Venable Hall (1825) is a dormitory at Hampden-Sydney College in southside Virginia. Built in sections from 1824–1830, Venable Hall is the second oldest dormitory on Hampden-Sydney's campus. The building is listed in the Virginia Landmarks Register (1969) and on the National Register of Historic Places (1970) as a contributing property to Hampden-Sydney College Historic District.
Construction of Venable Hall began in 1824 and was completed in three separate phases by 1830. The building was designed and constructed by Dabney Cosby (from Raleigh, North Carolina) in the Federal style of architecture and designed to complement Cushing Hall.
When completed in 1830, the building was the home of the Union Theological Seminary. Venable Hall provided the first Presbyterian seminary in the South and eventually became the head institution of the Southern Presbyterian Church.

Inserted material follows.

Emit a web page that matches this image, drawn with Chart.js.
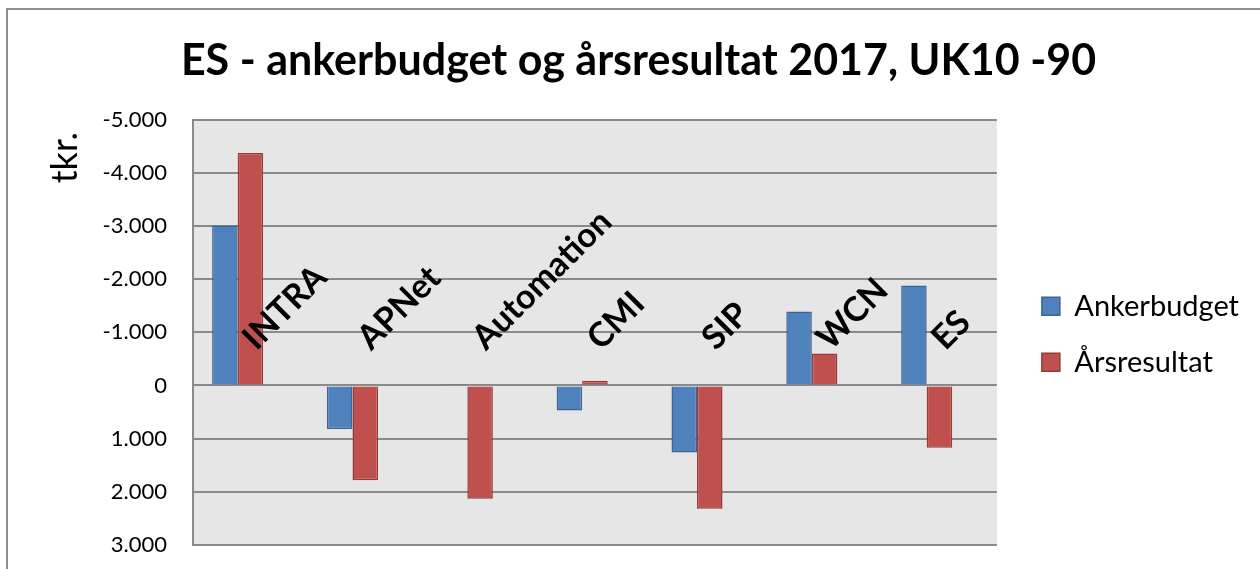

The seminary existed in Hampden-Sydney until 1898 when it moved to its current location in Richmond.
Subsequent to the Seminary's move to Richmond, Major Richard Venable, Hampden-Sydney Class of 1857, bought its buildings for $10,000 and gave them to the College, doubling the size of the campus. Named in his honor, Venable Hall is now a residence hall and contains the Parents & Friends Lounge, the former Seminary chapel. Graduation, typically held in May, is conducted in the front lawn of Venable Hall.